『ハムレット』
- 著者
- ウィリアム・シェイクスピア [著]/William Shakespeare [著]/福田恒存 [訳]
- 出版社
- 新潮社
- ISBN
- 9784102020036
- 発売日
- 1967/09/27
- 価格
- 506円(税込)
『ハムレット』
[レビュアー] 渡部昇一(上智大学名誉教授)
曽野綾子さんが御主人の御病気について書いておられる。その中に「私はわざと主人を残酷に扱っているのよ」という主旨の言葉があった。これを読んだ時、「ハハア、ハムレットだな。そう言えば曽野さんは英文科だった」と思い当った。もちろん残酷と言っても曽野さんの場合、「甘やかさない」ぐらいの意味らしい。ところでハムレットが父を殺したのが叔父であることを父の幽霊に告げられ、そのことを叔父と結婚している母親に告げなければならなくなった。
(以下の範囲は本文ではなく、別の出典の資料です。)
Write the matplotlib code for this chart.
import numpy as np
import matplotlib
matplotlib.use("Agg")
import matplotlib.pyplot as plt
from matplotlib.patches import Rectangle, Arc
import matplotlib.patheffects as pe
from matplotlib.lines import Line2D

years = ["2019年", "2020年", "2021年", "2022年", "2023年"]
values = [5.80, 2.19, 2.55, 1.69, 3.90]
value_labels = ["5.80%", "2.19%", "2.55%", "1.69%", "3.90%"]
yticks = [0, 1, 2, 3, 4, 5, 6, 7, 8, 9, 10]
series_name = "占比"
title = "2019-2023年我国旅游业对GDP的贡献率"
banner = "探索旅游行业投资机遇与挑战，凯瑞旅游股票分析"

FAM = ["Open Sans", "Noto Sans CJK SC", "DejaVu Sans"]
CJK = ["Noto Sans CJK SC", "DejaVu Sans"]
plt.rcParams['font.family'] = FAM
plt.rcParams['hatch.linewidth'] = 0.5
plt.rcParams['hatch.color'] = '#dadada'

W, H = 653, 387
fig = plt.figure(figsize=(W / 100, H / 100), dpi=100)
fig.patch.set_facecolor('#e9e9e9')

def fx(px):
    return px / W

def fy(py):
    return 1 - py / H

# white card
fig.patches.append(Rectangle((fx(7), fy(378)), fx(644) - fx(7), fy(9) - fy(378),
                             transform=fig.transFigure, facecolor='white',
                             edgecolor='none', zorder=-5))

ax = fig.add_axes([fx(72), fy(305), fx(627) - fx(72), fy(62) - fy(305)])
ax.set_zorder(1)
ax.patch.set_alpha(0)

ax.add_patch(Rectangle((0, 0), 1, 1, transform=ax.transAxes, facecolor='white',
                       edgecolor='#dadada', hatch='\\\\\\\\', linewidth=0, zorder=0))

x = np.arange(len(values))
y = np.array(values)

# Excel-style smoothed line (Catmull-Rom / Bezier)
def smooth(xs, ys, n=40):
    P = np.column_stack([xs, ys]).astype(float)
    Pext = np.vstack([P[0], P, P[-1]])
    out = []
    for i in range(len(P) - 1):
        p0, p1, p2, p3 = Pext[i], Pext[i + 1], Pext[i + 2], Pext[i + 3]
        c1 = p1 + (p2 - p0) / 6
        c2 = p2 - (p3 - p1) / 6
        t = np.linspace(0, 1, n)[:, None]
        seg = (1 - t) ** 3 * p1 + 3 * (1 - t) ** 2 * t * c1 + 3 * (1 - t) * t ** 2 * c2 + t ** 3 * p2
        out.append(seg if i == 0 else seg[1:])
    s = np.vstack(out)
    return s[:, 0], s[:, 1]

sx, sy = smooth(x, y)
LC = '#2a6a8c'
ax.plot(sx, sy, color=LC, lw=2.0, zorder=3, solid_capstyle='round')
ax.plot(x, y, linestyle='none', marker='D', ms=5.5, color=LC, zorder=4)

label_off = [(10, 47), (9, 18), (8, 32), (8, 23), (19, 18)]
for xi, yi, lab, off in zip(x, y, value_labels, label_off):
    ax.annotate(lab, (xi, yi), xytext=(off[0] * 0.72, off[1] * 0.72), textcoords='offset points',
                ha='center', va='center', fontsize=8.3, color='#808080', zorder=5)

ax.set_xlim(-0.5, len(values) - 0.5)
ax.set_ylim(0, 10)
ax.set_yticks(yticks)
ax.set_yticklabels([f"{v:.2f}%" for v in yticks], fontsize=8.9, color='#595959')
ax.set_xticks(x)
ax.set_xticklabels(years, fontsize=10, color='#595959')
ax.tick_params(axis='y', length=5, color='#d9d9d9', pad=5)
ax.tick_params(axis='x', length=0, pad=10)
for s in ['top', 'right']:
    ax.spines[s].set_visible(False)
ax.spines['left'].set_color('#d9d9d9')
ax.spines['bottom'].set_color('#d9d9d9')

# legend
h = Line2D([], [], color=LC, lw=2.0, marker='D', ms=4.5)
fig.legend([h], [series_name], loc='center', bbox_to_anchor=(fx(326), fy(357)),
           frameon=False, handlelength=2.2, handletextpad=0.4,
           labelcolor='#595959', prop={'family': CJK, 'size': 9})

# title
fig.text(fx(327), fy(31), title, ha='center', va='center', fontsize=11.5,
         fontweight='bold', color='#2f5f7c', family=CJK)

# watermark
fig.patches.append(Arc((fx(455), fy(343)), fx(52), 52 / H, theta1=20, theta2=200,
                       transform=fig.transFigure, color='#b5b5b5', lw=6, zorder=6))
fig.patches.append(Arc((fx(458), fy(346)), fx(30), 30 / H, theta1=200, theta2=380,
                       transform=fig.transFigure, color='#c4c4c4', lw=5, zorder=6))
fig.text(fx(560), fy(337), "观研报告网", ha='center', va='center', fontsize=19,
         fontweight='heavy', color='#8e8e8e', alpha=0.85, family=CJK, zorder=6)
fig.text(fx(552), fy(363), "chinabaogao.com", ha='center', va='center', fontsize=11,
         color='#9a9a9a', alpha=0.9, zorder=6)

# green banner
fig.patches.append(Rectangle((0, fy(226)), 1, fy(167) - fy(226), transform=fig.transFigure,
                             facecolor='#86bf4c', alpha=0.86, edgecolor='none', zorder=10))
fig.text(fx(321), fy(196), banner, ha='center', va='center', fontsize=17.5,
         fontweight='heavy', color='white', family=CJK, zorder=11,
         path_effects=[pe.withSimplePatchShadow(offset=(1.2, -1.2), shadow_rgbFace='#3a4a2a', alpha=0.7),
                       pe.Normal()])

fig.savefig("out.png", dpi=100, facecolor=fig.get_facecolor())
その時言った言葉が“I must be cruel only to be kind”(只(ただ)もう為を思ふばかりに酷いこともせねばならぬ―坪内逍遙訳)である。この言い方はハムレットが始めてだったと英語史は教えてくれる。
このようにシェイクスピアには、そして特に『ハムレット』には初出の単語や言い方が多いのである。“To be, or not to be”などと言うのは少し気のきいた中高生でも口にする。嘘か本当かこんな話がイギリス人の間では語られているらしい。イギリスの田舎の無学の老婆がロンドン見物に出た時ハムレットの芝居に連れてゆかれた。見終った時、この老婆はこう言ったと言う。
「シェイクスピアという男は悧巧な男だね。みんなが知っている諺ばっかり集めて芝居を作ったんだね。おかげでこの芝居はよく解ったよ」
それほどハムレットの中の言葉はよく引用されるのである。
有名なものをもう一つあげれば「弱き者よ、汝の名は女なり」というのがある。「弱き者よ」と文章みたいに訳されることが多いが、原文は‘Frailty’と単語一つである。これは現代では通用せず「強き者よ、汝の名は女なり」と言いたくなる。しかしこの単語は単に「体が弱い」とか「気が弱い」ということではなく、「道徳的に裏切り易い」ということで、シェイクスピアの他の作品にも何度も出てくる。注目すべきなのはハムレットのような「感じ方」が近代イギリス人の間にはじめて現われたということであり、対比的にドン・キホーテは中世の終りを示す。シェイクスピアもセルバンテスも同年(一六一六)に死んだ。イギリスとスペインの差か。